Die Anschuldigungen gegen die neun Männer stützen sich angeblich auf die Aussagen von neun weiteren Überlebenden, die sie als Schiffsverantwortliche identifiziert haben sollen, weil sie gewisse Aufgaben erfüllten, darunter die Verteilung von Wasser und der Versuch, die Menschenmenge zu kontrollieren. Dem widersprechen jedoch Aussagen von Überlebenden, die behaupten, dass die griechische Küstenwache den Untergang des Schiffes herbeigeführt habe, indem sie versucht habe, das Boot abzuschleppen.
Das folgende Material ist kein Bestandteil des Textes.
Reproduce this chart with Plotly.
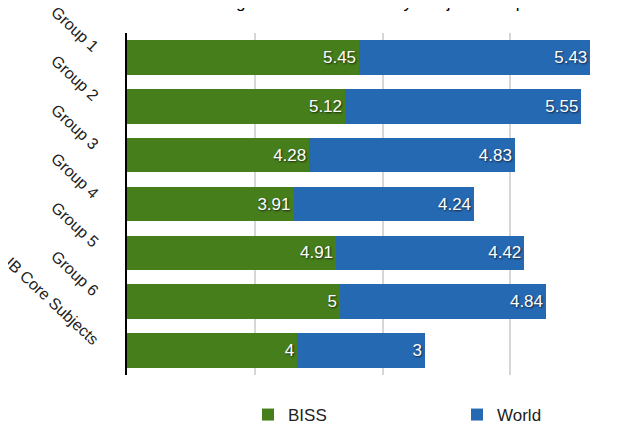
import plotly.graph_objects as go

categories = ["Group 1", "Group 2", "Group 3", "Group 4", "Group 5", "Group 6", "IB Core Subjects"]
biss = [5.45, 5.12, 4.28, 3.91, 4.91, 5, 4]
world = [5.43, 5.55, 4.83, 4.24, 4.42, 4.84, 3]
title_text = "Average Grades Achieved by Subject Group"

GREEN = "#467e1c"
BLUE = "#2669b3"
FONT = "Liberation Sans, Arial, sans-serif"
bar_text_font = dict(family=FONT, size=17, color="white",
                     shadow="1px 1px 2px rgba(0,0,0,0.7)")

fig = go.Figure()
fig.add_trace(go.Bar(
    y=categories, x=biss, name="BISS", orientation="h", legend="legend",
    marker=dict(color=GREEN, line=dict(width=0)),
    text=[f"{v:g}" for v in biss], textposition="inside",
    insidetextanchor="end", textfont=bar_text_font, textangle=0,
))
fig.add_trace(go.Bar(
    y=categories, x=world, name="World", orientation="h", legend="legend2",
    marker=dict(color=BLUE, line=dict(width=0)),
    text=[f"{v:g}" for v in world], textposition="inside",
    insidetextanchor="end", textfont=bar_text_font, textangle=0,
))

legend_common = dict(orientation="h", xref="container", yref="container",
                     yanchor="middle", y=1 - 407 / 424, xanchor="left",
                     font=dict(size=17, color="#222222"), bgcolor="rgba(0,0,0,0)")

fig.update_layout(
    width=630, height=424,
    barmode="stack", bargap=0.29,
    margin=dict(l=119, r=0, t=25, b=57),
    plot_bgcolor="white", paper_bgcolor="white",
    font=dict(family=FONT, color="#222222"),
    showlegend=True,
    legend=dict(legend_common, x=240 / 630),
    legend2=dict(legend_common, x=449 / 630),
)
fig.update_xaxes(range=[0, 12], dtick=3, showgrid=True, gridcolor="#d6d6d6", gridwidth=2,
                 showticklabels=False, zeroline=False, showline=False, ticks="",
                 automargin=False)
fig.update_yaxes(autorange="reversed", showline=True, linecolor="black", linewidth=2,
                 tickangle=43, tickfont=dict(size=16, color="#222222"), ticks="",
                 ticklabelstandoff=24, ticklabelshift=8, showgrid=False, automargin=False)

fig.add_annotation(text=title_text, xref="paper", yref="paper", x=(350 - 119) / 511,
                   xanchor="center", y=1 + 19 / 342, yanchor="bottom", showarrow=False,
                   font=dict(size=17, color="black", family=FONT))

fig.write_html("out.html")
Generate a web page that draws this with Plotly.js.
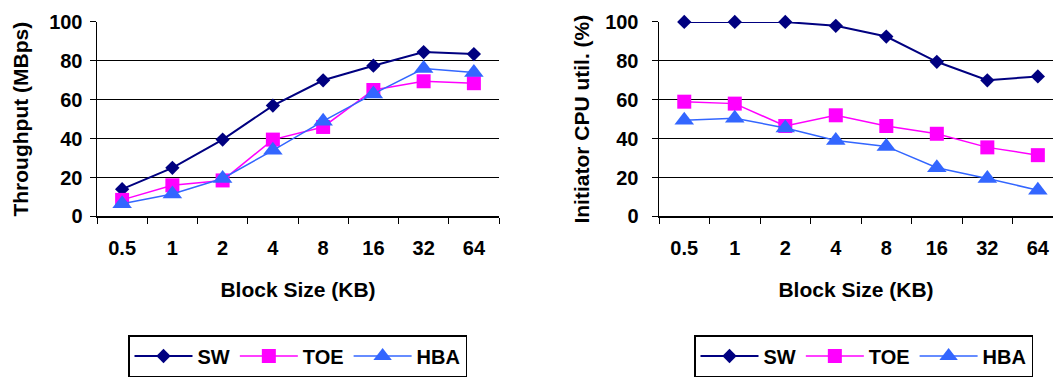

Unabhängige Journalist*innen sprachen kurz nach der Katastrophe mit 17 Überlebenden und Angehörigen von Vermissten, fünf der neun Familien der Beschuldigten und einem Netz von Quellen in Libyen. Alle Angehörigen sagten, dass die angeblichen Menschenhändler ausschließlich Passagiere des Schiffes waren. »Dies belegt etwa ein Screenshot eines Whatsapp-Chats, in dem einer der Verhafteten von dem tatsächlichen Schleuser Informationen über die Kosten der Reise erhält«, schreibt die Publikation. Außerdem bestätigten fünf Überlebende, dass ihre Ankunft in Ostlibyen von Männern der Tariq-bin-Ziyad-Brigade erleichtert wurde, die unter der Kontrolle von Saddam Haftar, dem Sohn von Khalifa Haftar, steht. Rechtlich ungeklärt bleibt weiterhin die Frage nach der Verantwortung der griechischen Küstenwache.